**Data provided:**

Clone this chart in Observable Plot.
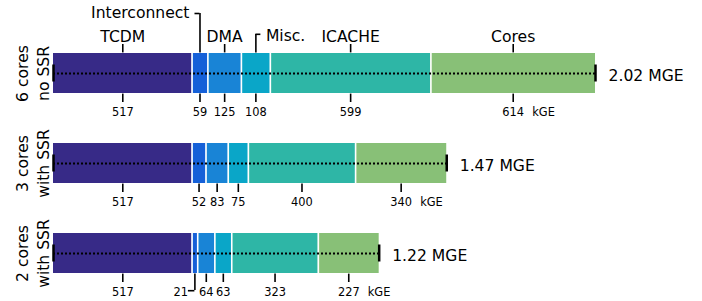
<!DOCTYPE html>
<html>
<head>
<meta charset="utf-8">
<script src="https://cdn.jsdelivr.net/npm/d3@7"></script>
<script src="https://cdn.jsdelivr.net/npm/@observablehq/plot@0.6"></script>
<style>
  html, body { margin: 0; padding: 0; background: white; }
  #chart { width: 702px; height: 301px; overflow: hidden; }
</style>
</head>
<body>
<div id="chart"></div>
<script>
// ---- data ----
const rows = ["6 cores\nno SSR", "3 cores\nwith SSR", "2 cores\nwith SSR"];
const components = ["TCDM", "Interconnect", "DMA", "Misc.", "ICACHE", "Cores"];
const kGE6coresNoSSR = [517, 59, 125, 108, 599, 614];
const kGE3coresSSR = [517, 52, 83, 75, 400, 340];
const kGE2coresSSR = [517, 21, 64, 63, 323, 227];
const totalLabels = ["2.02 MGE", "1.47 MGE", "1.22 MGE"];
const unitLabel = "kGE";
const colors = ["#372a87", "#1560d8", "#1984d6", "#0aa6c8", "#2eb6a6", "#88c077"];

// ---- derived tables ----
const series = [kGE6coresNoSSR, kGE3coresSSR, kGE2coresSSR];
const segments = rows.flatMap((row, r) => {
  let acc = 0;
  return components.map((comp, i) => {
    const v = series[r][i];
    const d = {row, comp, value: v, start: acc, end: acc + v, mid: acc + v / 2, r, i};
    acc += v;
    return d;
  });
});
const rowData = rows.map((row, r) => ({row, total: d3.sum(series[r]), label: totalLabels[r]}));
const caps = rowData.flatMap(d => [{row: d.row, x: 0}, {row: d.row, x: d.total}]);

const topRow = segments.filter(d => d.r === 0);
const topPlain = topRow.filter(d => d.comp !== "Interconnect" && d.comp !== "Misc.");
const topInter = topRow.filter(d => d.comp === "Interconnect");
const topMisc = topRow.filter(d => d.comp === "Misc.");
const isBottomSpecial = d => d.r === 2 && d.comp === "Interconnect";
const bottomSpecial = segments.filter(isBottomSpecial);
const bottomPlain = segments.filter(d => !isBottomSpecial(d));
const lastSeg = segments.filter(d => d.i === components.length - 1);
const separators = segments.filter(d => d.start > 0);

const BW = 40.6; // band height in px
const big = 15.6, small = 11.4;

const chart = Plot.plot({
  width: 702,
  height: 301,
  marginLeft: 53,
  marginRight: 107,
  marginTop: 0,
  marginBottom: 0,
  style: {fontFamily: "'DejaVu Sans', sans-serif", fontSize: big + "px", color: "black", background: "white"},
  x: {domain: [0, 2022], range: [53, 595], axis: null},
  y: {domain: rows, range: [52.3, 273.3], paddingInner: 0.55, paddingOuter: 0, axis: null},
  color: {domain: components, range: colors},
  marks: [
    Plot.barX(segments, {x1: "start", x2: "end", y: "row", fill: "comp"}),
    Plot.tickX(separators, {x: "start", y: "row", stroke: "white", strokeWidth: 1.6}),
    Plot.ruleY(rowData, {x1: () => 0, x2: "total", y: "row", stroke: "black", strokeWidth: 2, strokeDasharray: "2,2"}),
    Plot.tickX(caps, {x: "x", y: "row", insetTop: 11.5, insetBottom: 11.5, strokeWidth: 2.5}),
    // bottom ticks & labels
    Plot.tickX(bottomPlain, {x: "mid", y: "row", insetTop: BW - 9, dy: 9, strokeWidth: 1.6}),
    Plot.text(bottomPlain, {x: "mid", y: "row", text: d => String(d.value), dy: 38.5, fontSize: small}),
    Plot.tickX(bottomSpecial, {x: "mid", y: "row", insetTop: BW - 17, dy: 17, strokeWidth: 1.6}),
    Plot.ruleY(bottomSpecial, {x1: "mid", x2: "mid", y: "row", insetLeft: -6.5, dy: 37.2, strokeWidth: 1.6}),
    Plot.text(bottomSpecial, {x: "mid", y: "row", text: d => String(d.value), textAnchor: "end", dx: -7, dy: 38.5, fontSize: small}),
    Plot.text(lastSeg, {x: "mid", y: "row", text: () => unitLabel, textAnchor: "start", dx: 19, dy: 38.5, fontSize: small}),
    // top ticks & labels (first row)
    Plot.tickX(topPlain, {x: "mid", y: "row", insetBottom: BW - 9, dy: -9, strokeWidth: 1.6}),
    Plot.text(topPlain, {x: "mid", y: "row", text: "comp", dy: -37, fontSize: big}),
    Plot.tickX(topInter, {x: "mid", y: "row", insetBottom: BW - 40, dy: -40, strokeWidth: 1.6}),
    Plot.ruleY(topInter, {x1: "mid", x2: "mid", y: "row", insetLeft: -5, dy: -60, strokeWidth: 1.6}),
    Plot.text(topInter, {x: "mid", y: "row", text: "comp", textAnchor: "end", dx: -10.5, dy: -60.2, fontSize: big}),
    Plot.tickX(topMisc, {x: "mid", y: "row", insetBottom: BW - 19, dy: -19, strokeWidth: 1.6}),
    Plot.ruleY(topMisc, {x1: "mid", x2: "mid", y: "row", insetRight: -5, dy: -39.2, strokeWidth: 1.6}),
    Plot.text(topMisc, {x: "mid", y: "row", text: "comp", textAnchor: "start", dx: 10, dy: -37.2, fontSize: big}),
    // totals
    Plot.text(rowData, {x: "total", y: "row", text: "label", textAnchor: "start", dx: 13, dy: 2, fontSize: big}),
    // row labels
    Plot.text(rowData, {x: () => 0, y: "row", text: "row", rotate: -90, dx: -22, lineHeight: 1.33, fontSize: big})
  ]
});
document.getElementById("chart").appendChild(chart);
</script>
</body>
</html>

**Task instructions:** The material above holds pictures; copy everything else in it exactly.

**Answer:**
Clone this chart in Observable Plot.
<!DOCTYPE html>
<html>
<head>
<meta charset="utf-8">
<script src="https://cdn.jsdelivr.net/npm/d3@7"></script>
<script src="https://cdn.jsdelivr.net/npm/@observablehq/plot@0.6"></script>
<style>
  html, body { margin: 0; padding: 0; background: white; }
  #chart { width: 702px; height: 301px; overflow: hidden; }
</style>
</head>
<body>
<div id="chart"></div>
<script>
// ---- data ----
const rows = ["6 cores\nno SSR", "3 cores\nwith SSR", "2 cores\nwith SSR"];
const components = ["TCDM", "Interconnect", "DMA", "Misc.", "ICACHE", "Cores"];
const kGE6coresNoSSR = [517, 59, 125, 108, 599, 614];
const kGE3coresSSR = [517, 52, 83, 75, 400, 340];
const kGE2coresSSR = [517, 21, 64, 63, 323, 227];
const totalLabels = ["2.02 MGE", "1.47 MGE", "1.22 MGE"];
const unitLabel = "kGE";
const colors = ["#372a87", "#1560d8", "#1984d6", "#0aa6c8", "#2eb6a6", "#88c077"];

// ---- derived tables ----
const series = [kGE6coresNoSSR, kGE3coresSSR, kGE2coresSSR];
const segments = rows.flatMap((row, r) => {
  let acc = 0;
  return components.map((comp, i) => {
    const v = series[r][i];
    const d = {row, comp, value: v, start: acc, end: acc + v, mid: acc + v / 2, r, i};
    acc += v;
    return d;
  });
});
const rowData = rows.map((row, r) => ({row, total: d3.sum(series[r]), label: totalLabels[r]}));
const caps = rowData.flatMap(d => [{row: d.row, x: 0}, {row: d.row, x: d.total}]);

const topRow = segments.filter(d => d.r === 0);
const topPlain = topRow.filter(d => d.comp !== "Interconnect" && d.comp !== "Misc.");
const topInter = topRow.filter(d => d.comp === "Interconnect");
const topMisc = topRow.filter(d => d.comp === "Misc.");
const isBottomSpecial = d => d.r === 2 && d.comp === "Interconnect";
const bottomSpecial = segments.filter(isBottomSpecial);
const bottomPlain = segments.filter(d => !isBottomSpecial(d));
const lastSeg = segments.filter(d => d.i === components.length - 1);
const separators = segments.filter(d => d.start > 0);

const BW = 40.6; // band height in px
const big = 15.6, small = 11.4;

const chart = Plot.plot({
  width: 702,
  height: 301,
  marginLeft: 53,
  marginRight: 107,
  marginTop: 0,
  marginBottom: 0,
  style: {fontFamily: "'DejaVu Sans', sans-serif", fontSize: big + "px", color: "black", background: "white"},
  x: {domain: [0, 2022], range: [53, 595], axis: null},
  y: {domain: rows, range: [52.3, 273.3], paddingInner: 0.55, paddingOuter: 0, axis: null},
  color: {domain: components, range: colors},
  marks: [
    Plot.barX(segments, {x1: "start", x2: "end", y: "row", fill: "comp"}),
    Plot.tickX(separators, {x: "start", y: "row", stroke: "white", strokeWidth: 1.6}),
    Plot.ruleY(rowData, {x1: () => 0, x2: "total", y: "row", stroke: "black", strokeWidth: 2, strokeDasharray: "2,2"}),
    Plot.tickX(caps, {x: "x", y: "row", insetTop: 11.5, insetBottom: 11.5, strokeWidth: 2.5}),
    // bottom ticks & labels
    Plot.tickX(bottomPlain, {x: "mid", y: "row", insetTop: BW - 9, dy: 9, strokeWidth: 1.6}),
    Plot.text(bottomPlain, {x: "mid", y: "row", text: d => String(d.value), dy: 38.5, fontSize: small}),
    Plot.tickX(bottomSpecial, {x: "mid", y: "row", insetTop: BW - 17, dy: 17, strokeWidth: 1.6}),
    Plot.ruleY(bottomSpecial, {x1: "mid", x2: "mid", y: "row", insetLeft: -6.5, dy: 37.2, strokeWidth: 1.6}),
    Plot.text(bottomSpecial, {x: "mid", y: "row", text: d => String(d.value), textAnchor: "end", dx: -7, dy: 38.5, fontSize: small}),
    Plot.text(lastSeg, {x: "mid", y: "row", text: () => unitLabel, textAnchor: "start", dx: 19, dy: 38.5, fontSize: small}),
    // top ticks & labels (first row)
    Plot.tickX(topPlain, {x: "mid", y: "row", insetBottom: BW - 9, dy: -9, strokeWidth: 1.6}),
    Plot.text(topPlain, {x: "mid", y: "row", text: "comp", dy: -37, fontSize: big}),
    Plot.tickX(topInter, {x: "mid", y: "row", insetBottom: BW - 40, dy: -40, strokeWidth: 1.6}),
    Plot.ruleY(topInter, {x1: "mid", x2: "mid", y: "row", insetLeft: -5, dy: -60, strokeWidth: 1.6}),
    Plot.text(topInter, {x: "mid", y: "row", text: "comp", textAnchor: "end", dx: -10.5, dy: -60.2, fontSize: big}),
    Plot.tickX(topMisc, {x: "mid", y: "row", insetBottom: BW - 19, dy: -19, strokeWidth: 1.6}),
    Plot.ruleY(topMisc, {x1: "mid", x2: "mid", y: "row", insetRight: -5, dy: -39.2, strokeWidth: 1.6}),
    Plot.text(topMisc, {x: "mid", y: "row", text: "comp", textAnchor: "start", dx: 10, dy: -37.2, fontSize: big}),
    // totals
    Plot.text(rowData, {x: "total", y: "row", text: "label", textAnchor: "start", dx: 13, dy: 2, fontSize: big}),
    // row labels
    Plot.text(rowData, {x: () => 0, y: "row", text: "row", rotate: -90, dx: -22, lineHeight: 1.33, fontSize: big})
  ]
});
document.getElementById("chart").appendChild(chart);
</script>
</body>
</html>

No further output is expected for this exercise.